We Lorians were always proud to trace our lineage to the sun that descended. The lesser god Belenatum, emerging from a fallen star, founded his kingdom near modern Loranisburg, claiming it from the woods' sorcerers. Afterward, the borders of man and wilderness were law. That is why no sunlight can illuminate the deep caverns and great forests. That is why no sorcery can exist beneath Belenatum's great eye.
"Who can say?" I answered as the priest fidgeted incoherently.
"I'm sincerely sorry." The strange girl fixed her bluish, silvery hair, staring intensely into her past. Now the floret was a cheerful yellow.
"Who are you anyway? And that old vendor at the gate?" I pondered aloud.
"For simplicity's sake, consider me a sorceress. And the old gentleman at the gate is a griffon. He was one of our greatest creations, but he fell in love with lady death." She replied, full of life. She was very unlike the parade of sickly or wounded whispers we were.
"So did you die? Like the rest of us?" Impertinently, I asked.
"No"
An audible gasp arose from the bejeweled priest. The old farmer nodded as if unable to comprehend.
"Oh, Belenatum, protect us! Why are you here, then?" The bejeweled priest spat.
"I'm waiting for someone."
"Have you any success?" The old farmer chimed in furtively.
"It's been a thousand years."
"Maybe he's already gone" I studied the tracks ahead and wondered what the schedules were.
"He promised he'd wait." her voice broke like a cold shower on a sunny day.

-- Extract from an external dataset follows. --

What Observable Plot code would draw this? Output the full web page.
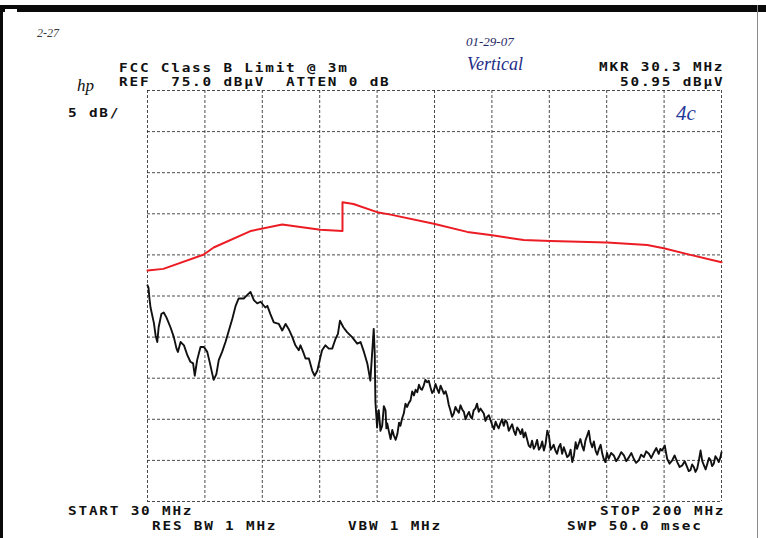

"Well, I wish you the greatest luck in your endeavor, then." I exchanged a meaningless platitude, softening my expression. I felt a strange sympathy for this little sorceress. "When I left for the wars, I left behind someone too. After I was cursed, I never saw her again."
"Was she comely?" The old farmer smiled for the first time, revealing a mouth of missing or wounded teeth.
"Comely?" My voice lit up, then stuffed itself with laughter. "She was just a shepherd's girl, a rascally thing with the charm of a malignant weed. She was just tolerable enough that no farmer ever uprooted her. She had dirty brunette hair, an annoying laugh, and a smile that melted your worries into new worries." I paused, turning to the sorceress. "A thousand years?"
"Surprised?" She smiled in return.
"Not so much your age, but your tenacity," I observed. "It's commendable."
"For him, I'll do anything. Very few things are worth these long, lonely years." She replied.
The bejeweled priest chuckled. The old farmer reached for a cheap silver locket. Inside was a photograph so faded no face remained.
She spoke again. "Desmond, do you want to see your sweetheart again?"
Never back to what you have left behind. "I never told you who I was."
"Your past is not meaningless, my friend. It's written into your soul. It follows you to the ends of time and earth. And here, by the grace of the Greater God, your soul becomes your face." The bejeweled priest reached gingerly with fingers armored in rings. While I was unaware, He found a pocket in my musky trench coat and dug. He plucked out the ticket. "My, my, quite the record you've got! You're no stranger to sin!"
"Everything was for King and country." I lied, covered with cold sweat. Could I atone for the life I led?
"I'll wager our old griffon coaxed you with some nonsense. Well, I apologize, but some of us will roast for quite a little while. Desmond Canzones, do you want to see your sweetheart again?" The sorceress posed the question again. Finally, the flower turned green.
"How?"
"We should sneak you guys out of here!" She cheerfully replied, eager at my confession of interest. The others nodded in sudden agreement.
"What about my affliction?"
"If you get out of here, someday you could undo it. Stay here, and you'll say goodbye to everything left behind." She sang, lighting a fire within me with those shimmering turquoise eyes. My mind went to the smiling faces of my homeland. No matter the cost, could I have them back?